Вот тут-то, между светлым рассказчиком, безусловно поддерживающим передовые идеи, и темным мужичком, у которого правда «под спиной» упрятана, возникает колдовство лесковской прозы. Словно вступил светлый человек в темную качающуюся хлябь. Словно ни Петра Великого не было, ни полутораста лет регулярного государства, ни всяких умных теорий, – а все качается перед ним старая, дремучая, иррациональная, хитрая и жестокая Московия, и, разгадывая ее, скручивает «кудесник» мысли и слова.

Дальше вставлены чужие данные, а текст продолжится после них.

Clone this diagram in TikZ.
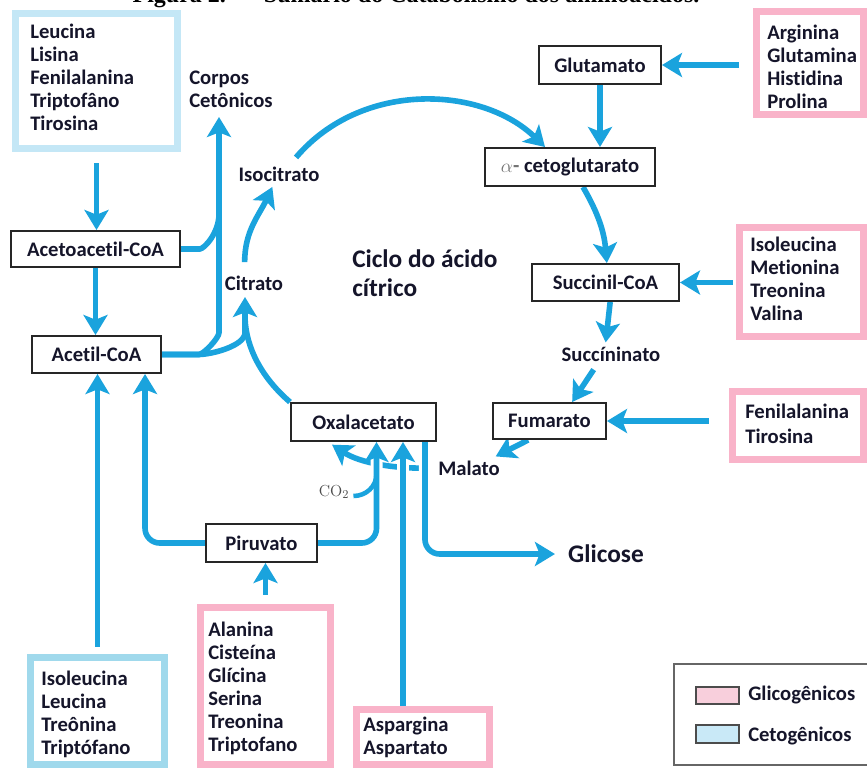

Так все-таки: могли тогдашние читатели уловить секрет этой прозы? Великие критики того времени, чуть не на столетие вперед определившие русский эстетический вкус, – могли ведь, наверное, угадать по этим росточкам, что там заложено? Могли. Если бы вдумывались. Но не до того было. Важно было другое: куда гнешь? Чью сторону держишь? Никто не воспринимал лесковские суждения как преддверие его прозы; напротив, прозу его рассматривали как продолжение его суждений. В суждениях же он все силился отделить овец от козлищ…
Перечитывая сегодня статью Лескова о Чернышевском, я невольно удивляюсь: нашлись же тогда люди, всерьез воспринявшие ее как позитив! Например, Тургенев. Может быть, из «парижского далека» статья и казалась ему «дельной» – в России того времени она, по-моему, должна была восприниматься как издевательская. И не только потому, что ее автор, обещающий отыскать в «Что делать?» хорошего нигилиста, подсознательно вымещает свою неуверенность на авторе романа, походя замечая, что писание беллетристики для Чернышевского – труд непривычный, что роман его в литературном отношении просто смешон, что как о произведении искусства о нем даже и говорить не стоит. Дело даже не в этих уничтожающих оговорках, а в том непроизвольном интонационном «коварстве» речи, когда ясно, что автору не очень верится в то, во что он искренне хотел бы верить.
Так оно и было. По мыслям-то, по внешним позициям Лесков никогда и не сочувствовал ни ретроградам, ни охранителям. Линия у него была хоть и «постепеновская», но вполне прогрессивная. Только линия эта шла над качающейся почвой. Просыпающаяся интуиция великого художника вела, сбивала и скручивала эту линию.